Le Berger veille sur son troupeau, caché du monde extérieur par l'autarcie que lui procure la forêt irlandaise. Il condense à lui seul toutes les facettes de la domination masculine : il est le messie, le protecteur, le mari, le père de sa communauté exclusivement composée de femmes. Celles-ci sont divisées en catégories par la couleur de leurs vêtements : les filles et les épouses. Parmi les premières, il y a Selah qui n'a jamais connu autre chose que cette micro-société patriarcale recluse, comme toutes ses membres, elle s'est toujours dévouée corps et âme au Berger et à ses commandements. Mais, lorsque les grands yeux bleus de Selah deviennent de plus en plus critiques sur le fonctionnement du groupe, les rouages de futurs bouleversements majeurs se mettent en marche...

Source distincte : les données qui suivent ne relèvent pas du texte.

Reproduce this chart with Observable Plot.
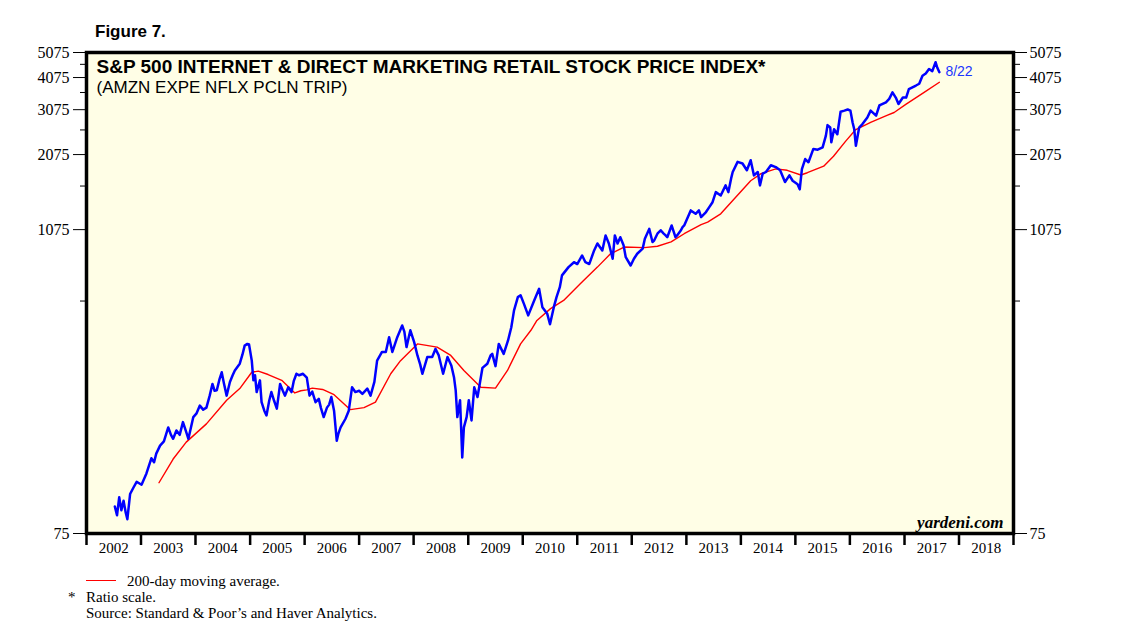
<!DOCTYPE html>
<html><head><meta charset="utf-8">
<script src="https://cdn.jsdelivr.net/npm/d3@7"></script>
<script src="https://cdn.jsdelivr.net/npm/@observablehq/plot@0.6"></script>
<style>
body{margin:0;background:#fff;width:1138px;height:628px;overflow:hidden;position:relative;font-family:"Liberation Sans",Arial,sans-serif}
#fig{position:absolute;left:95px;top:22px;font-weight:bold;font-size:17px;font-family:"Liberation Sans",Arial,sans-serif;line-height:20px}
#chart{position:absolute;left:0;top:45px}
.note{position:absolute;font-family:"Liberation Serif","Times New Roman",serif;font-size:15px;line-height:16px;white-space:nowrap}
.swatch{position:absolute;left:86px;top:580px;width:30px;height:0;border-top:1.3px solid #ff0000}
</style></head>
<body>
<div id="fig">Figure 7.</div>
<div id="chart"></div>
<div class="swatch"></div>
<div class="note" style="left:127px;top:573px">200-day moving average.</div>
<div class="note" style="left:68px;top:589px">*</div>
<div class="note" style="left:86px;top:589px">Ratio scale.</div>
<div class="note" style="left:86px;top:605px">Source: Standard &amp; Poor’s and Haver Analytics.</div>
<script>
// Index (decimal years, values)
const indexYears = [2002.52,2002.56,2002.60,2002.64,2002.68,2002.72,2002.75,2002.80,2002.86,2002.92,
2003.01,2003.10,2003.19,2003.24,2003.28,2003.35,2003.42,2003.50,2003.55,2003.59,2003.65,2003.71,2003.77,2003.82,2003.87,2003.96,
2004.02,2004.08,2004.14,2004.20,2004.26,2004.31,2004.35,2004.39,2004.44,2004.48,2004.52,2004.57,2004.63,2004.68,2004.72,2004.81,2004.86,2004.90,2004.95,2004.98,
2005.03,2005.06,2005.09,2005.12,2005.18,2005.21,2005.26,2005.30,2005.35,2005.39,2005.44,2005.49,2005.55,2005.60,2005.64,2005.70,2005.76,2005.80,2005.85,2005.90,2005.97,
2006.04,2006.09,2006.14,2006.20,2006.26,2006.30,2006.35,2006.41,2006.45,2006.49,2006.54,2006.59,2006.62,2006.66,2006.75,2006.81,2006.87,2006.93,
2007.00,2007.06,2007.15,2007.21,2007.28,2007.33,2007.42,2007.49,2007.55,2007.61,2007.70,2007.79,2007.83,2007.87,2007.94,
2008.01,2008.07,2008.12,2008.16,2008.25,2008.34,2008.40,2008.46,2008.54,2008.62,2008.69,2008.74,2008.77,2008.80,2008.85,2008.89,2008.92,2008.97,
2009.01,2009.06,2009.11,2009.17,2009.26,2009.35,2009.41,2009.44,2009.50,2009.56,2009.65,2009.73,2009.79,2009.84,2009.91,2009.96,
2010.02,2010.10,2010.21,2010.30,2010.36,2010.45,2010.50,2010.57,2010.62,2010.68,2010.72,2010.84,2010.94,
2011.00,2011.09,2011.15,2011.22,2011.31,2011.37,2011.46,2011.52,2011.58,2011.65,2011.69,2011.74,2011.79,2011.85,2011.89,2011.98,
2012.04,2012.10,2012.20,2012.24,2012.32,2012.38,2012.41,2012.47,2012.53,2012.58,2012.62,2012.65,2012.73,2012.80,2012.83,2012.90,2012.93,2012.96,
2013.08,2013.17,2013.23,2013.27,2013.36,2013.42,2013.48,2013.54,2013.63,2013.72,2013.77,2013.82,2013.85,2013.94,
2014.03,2014.11,2014.18,2014.24,2014.31,2014.35,2014.40,2014.46,2014.55,2014.64,2014.72,2014.81,2014.89,2014.95,
2015.04,2015.08,2015.12,2015.18,2015.24,2015.33,2015.41,2015.50,2015.56,2015.59,2015.64,2015.66,2015.71,2015.77,2015.83,2015.90,2015.96,
2016.01,2016.05,2016.08,2016.11,2016.17,2016.23,2016.32,2016.38,2016.48,2016.54,2016.66,2016.72,2016.78,2016.84,2016.89,2016.97,
2017.03,2017.08,2017.21,2017.27,2017.33,2017.39,2017.45,2017.51,2017.57,2017.60,2017.64];
const indexValues = [95,88,103,92,100,90,85,106,112,118,
115,127,145,140,151,162,168,190,178,172,185,178,199,185,172,208,
215,230,222,226,251,278,262,263,290,308,280,251,283,300,313,332,360,389,395,393,
341,287,300,259,287,237,220,211,240,259,240,224,278,262,251,270,259,285,304,300,304,
294,251,260,237,244,225,208,226,232,248,220,169,180,190,205,220,270,259,
262,255,267,251,283,341,368,368,419,368,419,464,440,384,445,
401,357,330,304,352,352,378,357,304,352,327,294,263,208,241,146,190,208,
241,202,270,248,320,332,357,362,325,395,362,407,457,530,595,605,
562,507,578,640,545,514,469,545,595,649,720,774,808,
795,857,808,795,896,952,896,1022,952,833,1022,952,1006,937,844,785,
833,870,910,992,1082,965,977,1037,1069,1040,1022,1006,1115,1006,1022,1069,1099,1115,
1272,1235,1272,1200,1254,1309,1367,1493,1450,1584,1493,1680,1781,1946,
1918,1808,1975,1729,1781,1584,1755,1781,1890,1860,1808,1631,1729,1650,
1601,1530,1828,1995,1940,2180,2165,2210,2450,2686,2630,2310,2590,2480,3020,3050,3080,
3050,2750,2590,2240,2630,2710,2870,3050,2920,3190,3280,3380,3580,3420,3230,3420,
3420,3680,3800,3860,4140,4220,4390,4310,4660,4450,4270];

// 200-day moving average
const maYears = [2003.33,2003.59,2003.83,2004.20,2004.57,2004.81,2005.03,2005.15,2005.33,2005.58,2005.82,2005.93,
2006.04,2006.14,2006.33,2006.54,2006.84,2007.09,2007.30,2007.58,2007.76,2008.07,2008.43,2008.68,2008.92,
2009.23,2009.50,2009.72,2009.96,2010.15,2010.26,2010.51,2010.75,2011.06,2011.37,2011.61,2011.86,
2012.23,2012.47,2012.72,2012.96,2013.27,2013.39,2013.63,2013.88,2014.18,2014.37,2014.64,2014.85,
2015.10,2015.22,2015.52,2015.70,2015.92,2016.10,2016.39,2016.69,2016.81,2017.03,2017.36,2017.64];
const maValues = [117,144,167,196,241,267,308,311,302,287,257,262,
264,268,265,253,222,226,237,304,341,395,384,357,313,
270,268,313,395,445,485,538,578,670,774,870,923,
918,929,965,1037,1124,1148,1235,1410,1650,1755,1830,1808,
1735,1770,1875,2045,2330,2575,2755,2930,3000,3230,3580,3910];

const yearTicks = d3.range(2002, 2020);
const yearLabels = d3.range(2002, 2019);
const majorTicks = [75, 1075, 2075, 3075, 4075, 5075];
const minorTicks = [575, 1575, 2575, 3575, 4575];
const lastLabel = "8/22";

const toDate = t => { const y = Math.floor(t); const a = Date.UTC(y,0,1), b = Date.UTC(y+1,0,1); return new Date(a + (t - y) * (b - a)); };
const series = indexYears.map((t, i) => ({date: toDate(t), value: indexValues[i]}));
const ma = maYears.map((t, i) => ({date: toDate(t), value: maValues[i]}));

const sans = "Liberation Sans, Arial, sans-serif";
const serif = "Liberation Serif, Times New Roman, serif";

const chart = Plot.plot({
  width: 1138,
  height: 520,
  marginTop: 7,
  marginBottom: 32,
  marginLeft: 86,
  marginRight: 125,
  style: {fontFamily: serif, fontSize: "15px", background: "transparent", overflow: "visible"},
  x: {type: "utc", domain: [new Date(Date.UTC(2002,0,1)), new Date(Date.UTC(2019,0,1))]},
  y: {type: "log", domain: [75, 5075]},
  marks: [
    Plot.frame({fill: "#fffee6", stroke: null}),
    Plot.line(ma, {x: "date", y: "value", stroke: "#ff0000", strokeWidth: 1.4}),
    Plot.line(series, {x: "date", y: "value", stroke: "#0000ff", strokeWidth: 2.5, strokeLinejoin: "round"}),
    Plot.text([series[series.length-1]], {x: "date", y: "value", text: () => lastLabel, dx: 6, dy: -1, textAnchor: "start", fill: "#1a35ff", fontFamily: sans, fontSize: 14}),
    Plot.text(["S&P 500 INTERNET & DIRECT MARKETING RETAIL STOCK PRICE INDEX*"], {frameAnchor: "top-left", dx: 10, dy: 14, textAnchor: "start", lineAnchor: "middle", fontWeight: "bold", fontFamily: sans, fontSize: 19, fill: "#000"}),
    Plot.text(["(AMZN EXPE NFLX PCLN TRIP)"], {frameAnchor: "top-left", dx: 10, dy: 35, textAnchor: "start", lineAnchor: "middle", fontFamily: sans, fontSize: 17, fill: "#000"}),
    Plot.text(["yardeni.com"], {frameAnchor: "bottom-right", dx: -10, dy: -11, textAnchor: "end", lineAnchor: "middle", fontFamily: serif, fontStyle: "italic", fontWeight: "bold", fontSize: 17, fill: "#000"}),
    Plot.axisY({anchor: "left", ticks: majorTicks, tickSize: 13, tickFormat: () => "", label: null}),
    Plot.text(majorTicks, {y: d => d, text: d => String(d), frameAnchor: "left", dx: -17, textAnchor: "end", fontFamily: serif, fontSize: 16, fill: "#000"}),
    Plot.axisY({anchor: "left", ticks: minorTicks, tickSize: 6, tickFormat: () => "", label: null}),
    Plot.axisY({anchor: "right", ticks: majorTicks, tickSize: 13, tickFormat: () => "", label: null}),
    Plot.text(majorTicks, {y: d => d, text: d => String(d), frameAnchor: "right", dx: 16, textAnchor: "start", fontFamily: serif, fontSize: 16, fill: "#000"}),
    Plot.axisY({anchor: "right", ticks: minorTicks, tickSize: 6, tickFormat: () => "", label: null}),
    Plot.axisX({ticks: yearTicks.map(y => new Date(Date.UTC(y,0,1))), tickSize: 12, strokeWidth: 2.5, tickFormat: () => "", label: null}),
    Plot.axisX({ticks: yearLabels.map(y => new Date(Date.UTC(y,6,2))), tickSize: 0, tickPadding: 9, tickFormat: d => String(d.getUTCFullYear()), label: null, fontSize: 15}),
    Plot.frame({stroke: "#000", strokeWidth: 3.5})
  ]
});
document.getElementById("chart").appendChild(chart);
</script>
</body></html>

Bon, sur le fond de la proposition, pas de quoi sauter au plafond niveau originalité, "The Other Lamb" s'inscrit une fois de plus dans une logique d'émancipation féminine typique de cette mouvance récente du cinéma indépendant se servant de certains codes de l'horreur pour mettre en lumière cette thématique.
Après nous avoir fait découvrir l'environnement de ce "paradis" du patriarcat à travers elle, Selah va évidemment prendre peu à peu conscience des agissements réels de ce Berger au sein de son troupeau. Puis, elle va chercher à se réapproprier sa propre féminité afin de briser le schéma des seules fonctions fille/épouse mises en place par ce dernier en résonnance de ses besoins masculins (et, plus métaphoriquement, d'une vision archaïque de la femme dans la société).
Malgré la spécificité du contexte, le discours qui en émane est désormais bien trop connu pour créer un semblant de surprise. Certes, ça n'empêchera pas "The Other Lamb" d'en tirer quelques très bons moments grâce à la seule force de l'aventure intérieure de ses protagonistes : la montée en puissance de l'affirmation de Selah au sein du groupe (la prometteuse Raffey Cassidy, découverte dans "À la Poursuite de Demain"), la fascination de plus en plus malmenée que le Berger exerce sur son troupeau, ces femmes épouses vieillissantes et laissées sur le bas-côté par leur mentor ou encore l'ouverture d'esprit initiée sur Selah par celle qui va devenir sa guide spirituel/mère de substitution, un personnage fascinant et banni pour avoir osé considérer son statut de femme selon ses propres termes. Mais, dans l'ensemble, le récit sera finalement un peu toujours prisonnier de ses enjeux prévisibles et donnera l'impression d'errer -comme la communauté- à cause de certains passages plus destructurés ou la répétition de ses images les plus fortes.
Cela dit, et ce sera la qualité la plus pregnante de "The Other Lamb", quand il s'agit de trouver les meilleurs choix esthétiques pour mettre en valeur ses atouts, la mise en scène de Małgorzata Szumowska ("Elles") répond toujours présente. Tirant complètement profit de la splendeur offerte par le cadre des paysages irlandais, la réalisatrice compose une série de "toiles" d'une beauté sidérante pour saisir l'étrangeté de cette communauté volontairement en marge du monde. Là encore, la symbolique découlant des aspects les plus attendus du récit prendra parfois des formes plus ou moins redondantes à l'écran (l'avènement de la Femme face au bélier unique du troupeau) mais, souvent, "The Other Lamb" parviendra visuellement à transcender notre avance sur ses intentions de fond par l'aura poétique de son ambiance mortifère et son talent à toujours rendre justice à la puissance magnétique de ses personnages.
Faute d'être un précurseur sur ce qu'il a raconté et les outils à sa disposition pour le faire, "The Other Lamb" a donc heureusement pour lui la réussite de ses ambitions formelles. Pour peu que vous ne soyez pas hermétiques à son approche contemplative, le film vous happera sûrement au piège de son atmosphère mais ce ne sera pas suffisant pour faire oublier qu'il reste captif de thématiques maintes fois explorées avant lui.